# Binomial Expansion conditions for valid expansion $\frac{1}{(1+4x)^2}$

I was studying Binomial expansions today and I had a question about the conditions for which it is valid.

$$\frac{1}{(1+4x)^2}$$

I was asked to find the binomial expansion, up to and including the term in $x^3$.

Now, this is how I did the expansion.

$$\frac{1}{(1+4x)^2}$$ $$=(1+4x)^{-2}$$ $$= 1 + (-2)(4x) + \frac{(-2)(-3)}{2}16x^2 + \frac{(-2)(-3)(-4)}{6}64x^3 + ...$$ $$= 1 -8x + 48x^2 -256x^3 + ...$$

Now, the text I am reading says

Expansion is valid as long as $|4x| < 1 ⇒ |x| < \frac{1}{4}$

I'm confused. How did the text come to this conclusion?

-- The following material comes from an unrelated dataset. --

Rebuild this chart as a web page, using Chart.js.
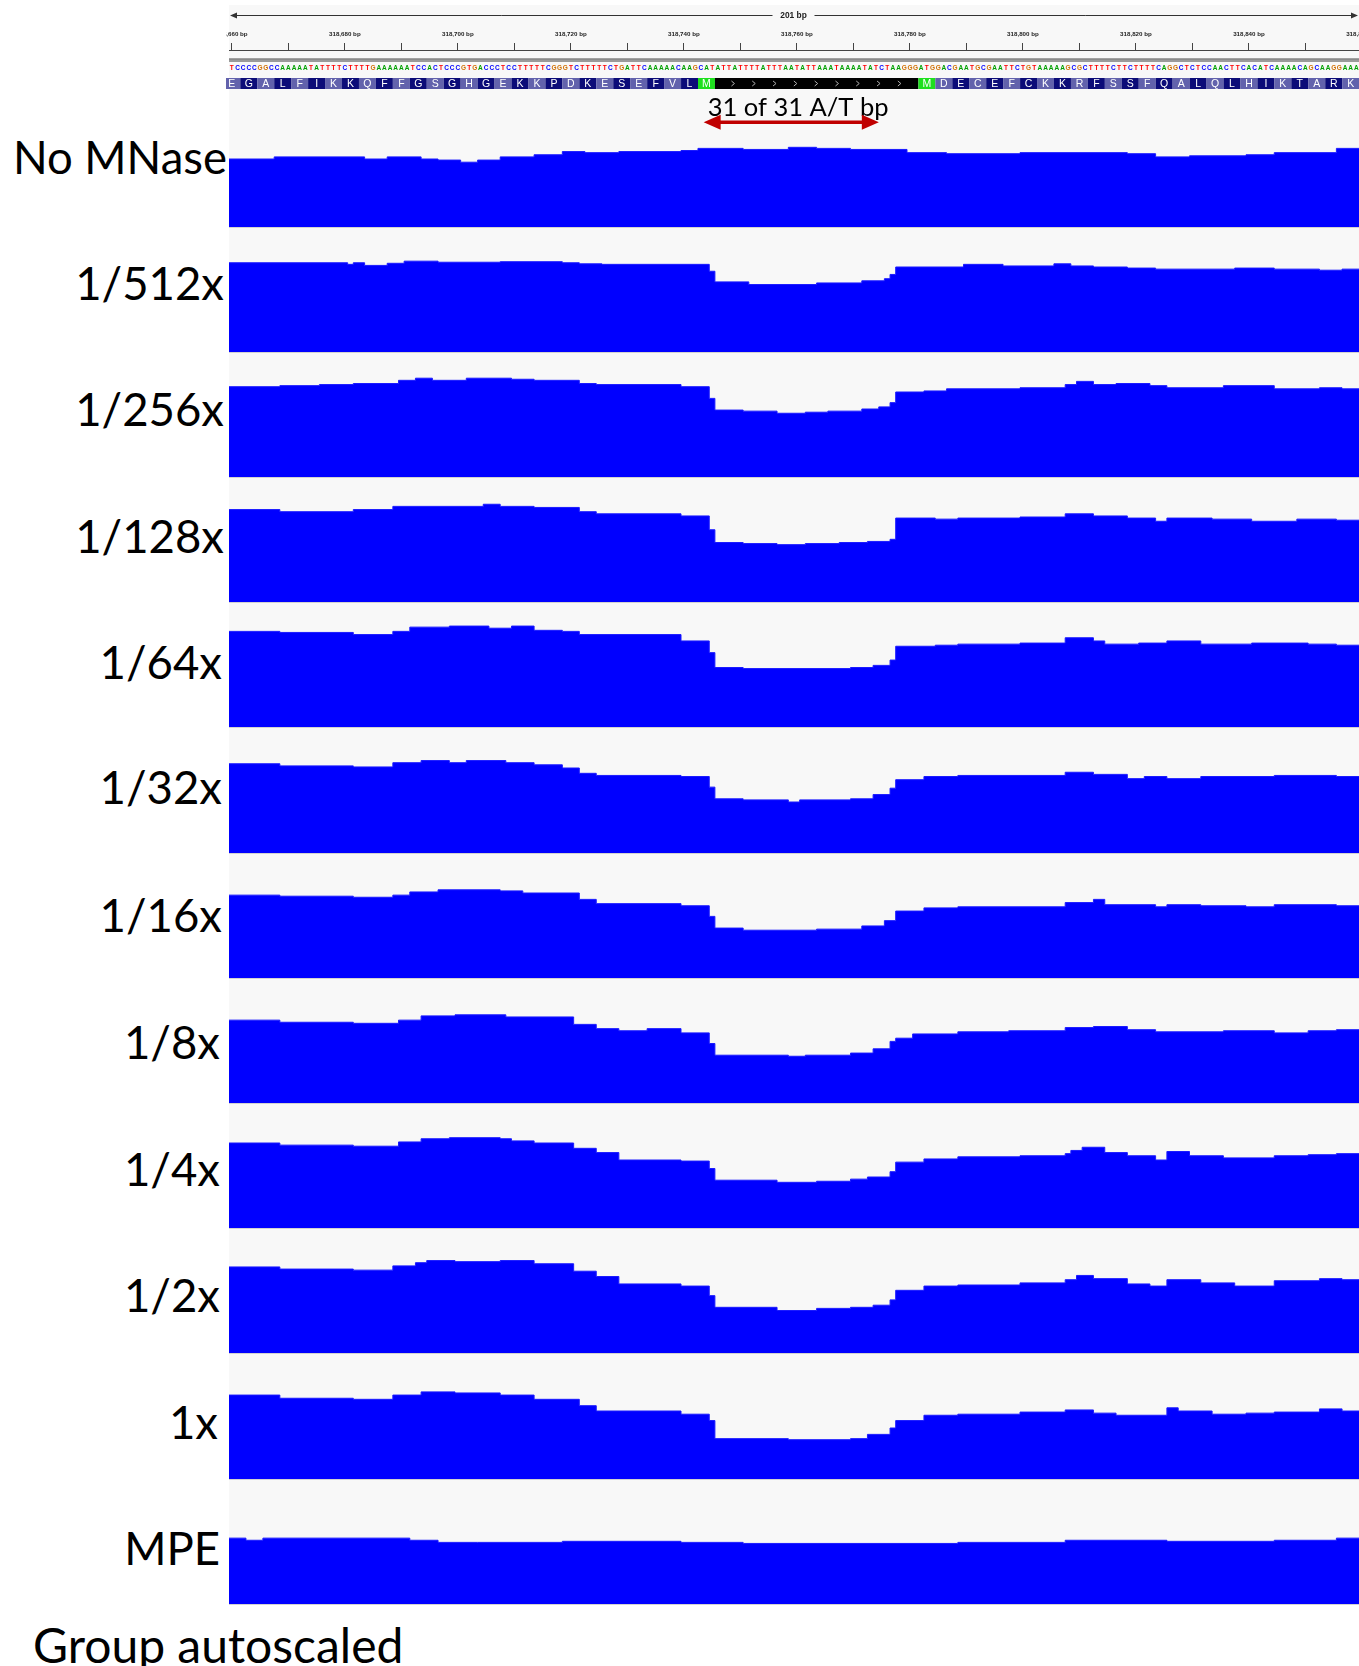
<!DOCTYPE html>
<html>
<head>
<meta charset="utf-8">
<script src="https://cdn.jsdelivr.net/npm/chart.js@4.4.1/dist/chart.umd.min.js"></script>
<style>
  html, body { margin: 0; padding: 0; background: #fff; overflow: hidden; }
  body { width: 1359px; height: 1666px; position: relative; }
  #panel { position: absolute; left: 229px; top: 5px; width: 1130px; height: 1600px; background: #f8f8f8; }
  .track { position: absolute; left: 229px; width: 1130px; height: 119px; }
  .sep { position: absolute; left: 229px; width: 1130px; height: 1px; background: #d2d2d2; }
  .label { position: absolute; font-family: Lato, sans-serif; font-size: 45.5px; line-height: 46px; color: #000; white-space: nowrap; }
  #footnote { position: absolute; left: 33px; font-family: Lato, sans-serif; font-size: 48px; line-height: 48px; color: #000; white-space: nowrap; }
  #header { position: absolute; left: 226px; top: 0; z-index: 2; }
</style>
</head>
<body>
<div id="panel"></div>
<canvas id="header" width="1158" height="130"></canvas>
<div id="footnote">Group autoscaled</div>

<script>
// Window: 200 bases starting at chrI 318,660
const firstBase = 318660;
const spanLabel = '201 bp';
const sequence = 'TCCCCGGCCAAAAATATTTTCTTTTGAAAAAATCCACTCCCGTGACCCTCCTTTTTCGGGTCTTTTTCTGATTCAAAAAC' +
  'AAGCATATTATTTTATTTAATATTAAATAAAATATCTAAGGGATGGACGAATGCGAATTCTGTAAAAAGCGCTTTTCTTC' +
  'TTTTCAGGCTCTCCAACTTCACATCAAAACAGCAAGGAAA';

// Translation: codons left of the first M, the M..M stretch, codons after it
const aminoLeft = 'EGALFIKKQFFGSGHGEKKPDKESEFVL';
const aminoLeftStart = -1;
const orfStart = 83;   // first M
const orfEnd = 122;    // second M
const aminoRight = 'DECEFCKKRFSSFQALQLHIKTARK';

// Annotated A/T run
const atRunFrom = 84;
const atRunTo = 114;
const atRunLabel = '31 of 31 A/T bp';

const trackNames = ['No MNase', '1/512x', '1/256x', '1/128x', '1/64x', '1/32x',
  '1/16x', '1/8x', '1/4x', '1/2x', '1x', 'MPE'];

// Coverage steps: [first base index of step, coverage]
const noMnase = [[0,64],[8,66],[24,64],[28,66],[34,64],[37,63],[41,61],[44,63],[48,66],[54,68],[59,71],[63,70],[69,71],[80,72],[83,74],[91,73],[99,75],[104,74],[110,73],[120,70],[127,69],[140,70],[159,69],[164,66],[170,67],[180,68],[185,70],[196,74]];
const mnase512 = [[0,84],[21,82.5],[22,84],[24,81.5],[28,83.5],[31,85.5],[37,84.5],[48,85],[59,84],[62,83],[66,82.5],[85,76],[86,66],[92,63.5],[104,65],[112,67],[116,69],[117,73],[118,80],[130,82.5],[137,81],[146,83],[149,81],[153,80],[159,79],[164,78],[178,79],[185,78],[193,77],[197,78]];
const mnase256 = [[0,85],[9,86],[16,87],[22,88],[30,91],[33,93],[36,91],[42,93],[50,92],[54,91],[62,88],[65,87],[80,85],[85,74],[86,63],[91,62],[97,60],[102,61],[106,62],[112,64],[115,66],[117,70],[118,80],[123,81],[127,83],[140,84],[148,87],[150,90],[153,87],[157,88],[163,86],[166,84],[176,86],[185,83],[193,84],[197,83]];
const mnase128 = [[0,87],[9,85],[22,87],[29,90],[45,92],[48,90],[54,89],[62,85],[65,83],[80,81],[85,68],[86,56],[91,55],[97,54],[102,55],[108,56],[113,57],[117,59],[118,79],[125,78],[129,79],[140,80],[148,83],[153,81],[159,79],[164,76],[166,79],[174,78],[181,76],[189,78],[196,77]];
const mnase64 = [[0,90],[9,89],[22,87],[29,90],[32,94],[39,95],[46,93],[50,95],[54,91],[59,90],[62,87],[80,81],[85,70],[86,56],[91,55],[110,56],[114,58],[117,63],[118,76],[125,77],[129,78],[140,79],[148,84],[153,81],[155,78],[161,79],[166,81],[172,78],[181,79],[191,78],[196,77]];
const mnase32 = [[0,84],[9,82],[22,81],[29,85],[34,87],[39,85],[42,87],[49,85],[54,83],[59,80],[62,75],[65,73],[80,72],[85,62],[86,51],[91,50],[99,48],[101,50],[110,51],[114,55],[117,61],[118,69],[123,72],[129,73],[148,76],[153,74],[159,70],[162,72],[166,70],[172,72],[185,73],[196,72]];
const mnase16 = [[0,78],[9,77],[22,76],[29,78],[32,81],[37,83],[48,82],[52,80],[62,74],[65,70],[80,68],[85,58],[86,47],[91,45],[104,46],[112,49],[116,54],[118,63],[123,66],[129,67],[148,71],[153,74],[155,69],[164,67],[166,69],[172,68],[180,67],[185,69],[196,68]];
const mnase8 = [[0,78],[9,76],[22,75],[30,78],[34,82],[40,83],[49,81],[61,74],[65,70],[69,68],[74,70],[80,66],[85,56],[86,45],[99,44],[102,45],[110,47],[114,51],[117,58],[118,61],[121,65],[129,67],[138,68],[148,71],[153,72],[159,69],[164,67],[176,68],[185,66],[191,68],[196,69]];
const mnase4 = [[0,80],[9,78],[22,77],[30,81],[34,84],[39,85],[48,84],[50,82],[54,80],[61,75],[65,71],[69,64],[80,63],[85,56],[86,45],[97,43],[104,44],[110,46],[113,48],[117,53],[118,62],[123,65],[129,67],[140,68],[148,70],[149,73],[151,76],[155,71],[159,68],[164,64],[166,72],[170,68],[176,66],[185,68],[191,69],[196,70]];
const mnase2 = [[0,81],[9,79],[22,78],[29,82],[33,85],[35,87],[40,86],[48,87],[54,84],[61,77],[65,72],[69,65],[80,63],[85,54],[86,43],[97,40],[104,42],[110,43],[114,45],[117,50],[118,59],[123,63],[129,64],[140,66],[148,69],[150,73],[153,70],[159,65],[163,63],[166,69],[172,66],[178,63],[185,68],[193,70],[197,69]];
const mnase1 = [[0,79],[9,76],[22,75],[29,79],[34,82],[40,81],[48,79],[54,75],[62,69],[65,64],[80,61],[85,55],[86,38],[99,37],[110,38],[113,42],[117,48],[118,55],[123,60],[129,61],[140,63],[148,65],[153,62],[157,60],[166,67],[168,64],[174,61],[180,62],[185,63],[193,66],[197,64]];
const mpe = [[0,62],[3,60],[6,62],[32,60],[37,58],[44,58],[59,59],[80,58],[91,57],[129,58],[148,60],[166,59],[185,60],[196,62]];

const trackSeries = [noMnase, mnase512, mnase256, mnase128, mnase64, mnase32,
  mnase16, mnase8, mnase4, mnase2, mnase1, mpe];

// group autoscale: shared maximum for every track
const groupMax = 112;

// ---- layout ----
const trackTop0 = 226.5;
const trackPitch = 125.2;
const trackHeight = 119;
const labelBaselines = [172, 298, 424, 551, 677, 802, 930, 1057, 1184, 1310, 1437, 1563];
const labelRights = [227, 224, 224, 224, 222, 222, 222, 220, 220, 220, 218, 220];
const footBaseline = 1661;

const baseColors = { A: '#00a000', C: '#0000ff', G: '#d17105', T: '#ff0000' };
const aaDark = 'rgb(12,12,120)';
const aaLight = 'rgb(98,98,172)';
const aaStart = '#1ee01e';

// Ruler, sequence, translation and the A/T annotation
const headerArt = {
  id: 'headerArt',
  afterDraw(chart) {
    const ctx = chart.ctx;
    const sx = chart.scales.x;
    const px = v => sx.getPixelForValue(v);
    const left = px(-0.5);
    const right = 1132;
    ctx.save();

    // span line with arrows
    const mid = (left + right) / 2;
    ctx.strokeStyle = '#333';
    ctx.fillStyle = '#333';
    ctx.lineWidth = 1;
    ctx.beginPath();
    ctx.moveTo(left + 2, 15.5); ctx.lineTo(mid - 21, 15.5);
    ctx.moveTo(mid + 21, 15.5); ctx.lineTo(right - 2, 15.5);
    ctx.stroke();
    ctx.beginPath();
    ctx.moveTo(left + 1, 15.5); ctx.lineTo(left + 8, 12.5); ctx.lineTo(left + 8, 18.5); ctx.closePath();
    ctx.moveTo(right, 15.5); ctx.lineTo(right - 7, 12.5); ctx.lineTo(right - 7, 18.5); ctx.closePath();
    ctx.fill();
    ctx.font = 'bold 8.4px "Liberation Sans"';
    ctx.textAlign = 'center';
    ctx.textBaseline = 'middle';
    ctx.fillStyle = '#222';
    ctx.fillText(spanLabel, mid, 15.5);

    // separator under the ruler
    ctx.fillStyle = '#9a9a9a';
    ctx.fillRect(left, 58.5, right - left + 30, 3.5);
    ctx.fillStyle = '#7a7a7a';
    ctx.fillRect(left, 58.5, right - left + 30, 1);

    // bases
    ctx.font = 'bold 6.5px "Liberation Sans"';
    for (let i = 0; i < sequence.length; i++) {
      ctx.fillStyle = baseColors[sequence[i]];
      ctx.fillText(sequence[i], px(i), 68.5);
    }

    // amino acids
    const boxTop = 78, boxH = 11;
    const box = (s, e, color) => {
      ctx.fillStyle = color;
      ctx.fillRect(px(s - 0.5), boxTop, px(e - 0.5) - px(s - 0.5), boxH);
    };
    const letter = (s, ch) => {
      ctx.fillStyle = '#fff';
      ctx.font = '10.5px "Liberation Sans"';
      ctx.fillText(ch, px(s + 1), boxTop + boxH / 2 + 0.5);
    };
    for (let j = 0; j < aminoLeft.length; j++) {
      const s = aminoLeftStart + j * 3;
      box(s, s + 3, j % 2 ? aaDark : aaLight);
      letter(s, aminoLeft[j]);
    }
    box(orfStart, orfStart + 3, aaStart);
    letter(orfStart, 'M');
    box(orfStart + 3, orfEnd, '#000');
    ctx.strokeStyle = '#b0b0b0';
    ctx.lineWidth = 1;
    const chevFrom = px(orfStart + 2.5) + 18;
    const chevTo = px(orfEnd - 0.5) - 12;
    for (let cx = chevFrom; cx < chevTo; cx += 20.8) {
      ctx.beginPath();
      ctx.moveTo(cx - 1.5, boxTop + 3);
      ctx.lineTo(cx + 1.5, boxTop + 5.5);
      ctx.lineTo(cx - 1.5, boxTop + 8);
      ctx.stroke();
    }
    box(orfEnd, orfEnd + 3, aaStart);
    letter(orfEnd, 'M');
    for (let j = 0; j < aminoRight.length; j++) {
      const s = orfEnd + 3 + j * 3;
      box(s, s + 3, j % 2 ? aaDark : aaLight);
      letter(s, aminoRight[j]);
    }

    // A/T run annotation
    const a0 = px(atRunFrom - 0.5), a1 = px(atRunTo + 0.5), ay = 122.3;
    ctx.fillStyle = '#000';
    ctx.font = '25.5px Lato';
    ctx.textAlign = 'left';
    ctx.textBaseline = 'alphabetic';
    ctx.fillText(atRunLabel, a0 + 4, 116);
    ctx.strokeStyle = '#c00000';
    ctx.fillStyle = '#c00000';
    ctx.lineWidth = 3.5;
    ctx.beginPath();
    ctx.moveTo(a0 + 12, ay); ctx.lineTo(a1 - 12, ay);
    ctx.stroke();
    ctx.beginPath();
    ctx.moveTo(a0, ay); ctx.lineTo(a0 + 17, ay - 7.5); ctx.lineTo(a0 + 17, ay + 7.5); ctx.closePath();
    ctx.moveTo(a1, ay); ctx.lineTo(a1 - 17, ay - 7.5); ctx.lineTo(a1 - 17, ay + 7.5); ctx.closePath();
    ctx.fill();
    ctx.restore();
  }
};

new Chart(document.getElementById('header'), {
  type: 'line',
  data: { datasets: [] },
  options: {
    responsive: false,
    animation: false,
    events: [],
    layout: { padding: { left: 3, right: 0, top: 0, bottom: 0 }, autoPadding: false },
    plugins: { legend: { display: false }, tooltip: { enabled: false } },
    scales: {
      x: {
        type: 'linear',
        position: 'top',
        min: -0.5,
        max: 203.9,
        afterFit: scale => {
          // keep the ruler on the same base grid as the tracks
          scale.height = 50;
          scale.paddingLeft = 0;
          scale.paddingRight = 0;
        },
        ticks: {
          stepSize: 10,
          maxTicksLimit: 50,
          includeBounds: false,
          autoSkip: false,
          maxRotation: 0,
          padding: 5,
          color: '#222',
          font: { family: 'Liberation Sans', size: 6.2, weight: 'bold' },
          callback: v => (v % 20 === 0 ? (firstBase + v).toLocaleString('en-US') + ' bp' : '')
        },
        grid: { drawOnChartArea: false, tickLength: 7, color: '#444', lineWidth: 1 },
        border: { color: '#444', width: 1 }
      },
      y: { display: false, min: 0, max: 1 }
    }
  },
  plugins: [headerArt]
});

// Coverage tracks
trackSeries.forEach((series, k) => {
  const baseline = Math.round(trackTop0 + trackPitch * k);

  const holder = document.createElement('div');
  holder.className = 'track';
  holder.style.top = (baseline - trackHeight) + 'px';
  const canvas = document.createElement('canvas');
  canvas.width = 1130;
  canvas.height = trackHeight;
  holder.appendChild(canvas);
  document.body.appendChild(holder);

  const sep = document.createElement('div');
  sep.className = 'sep';
  sep.style.top = baseline + 'px';
  document.body.appendChild(sep);

  const label = document.createElement('div');
  label.className = 'label';
  label.textContent = trackNames[k];
  label.style.top = (labelBaselines[k] - 38) + 'px';
  label.style.right = (1359 - labelRights[k]) + 'px';
  document.body.appendChild(label);

  const points = series.map(([n, v]) => ({ x: n - 0.5, y: v }));
  points.push({ x: 199.5, y: series[series.length - 1][1] });

  new Chart(canvas, {
    type: 'line',
    data: {
      datasets: [{
        data: points,
        stepped: true,
        fill: 'origin',
        backgroundColor: '#0000ff',
        borderColor: '#1a1aff',
        borderWidth: 1,
        pointRadius: 0
      }]
    },
    options: {
      responsive: false,
      animation: false,
      events: [],
      layout: { padding: 0 },
      plugins: { legend: { display: false }, tooltip: { enabled: false } },
      scales: {
        x: { type: 'linear', display: false, min: -0.5, max: 199.5 },
        y: { display: false, min: 0, max: groupMax }
      }
    }
  });
});

document.getElementById('footnote').style.top = (footBaseline - 40) + 'px';
</script>
</body>
</html>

• The expansion $$\frac1{1+u}=\sum_n(-1)^nu^n$$ upon which yours is built, is valid for $$|u|<1$$ Is this clear to you?
– Did
Sep 2, 2017 at 14:13

If you look at the term in $x^n$ you will find that it is $(n+1)\cdot (-4x)^n$. Therefore if $|x|\ge \frac 14$ the terms will be increasing in absolute value, and therefore the sum will not converge.
The easy way to see that $\frac 14$ is the critical value here is to note that $x=-\frac 14$ makes the denominator of the original fraction zero, so there is no prospect of a convergent series.
Because $\frac{1}{(1+4x)^2}={\left (\frac{1}{1+4x} \right)^2}$, and it is convergent iff $\frac{1}{1+4x}$ is absolutely convergent.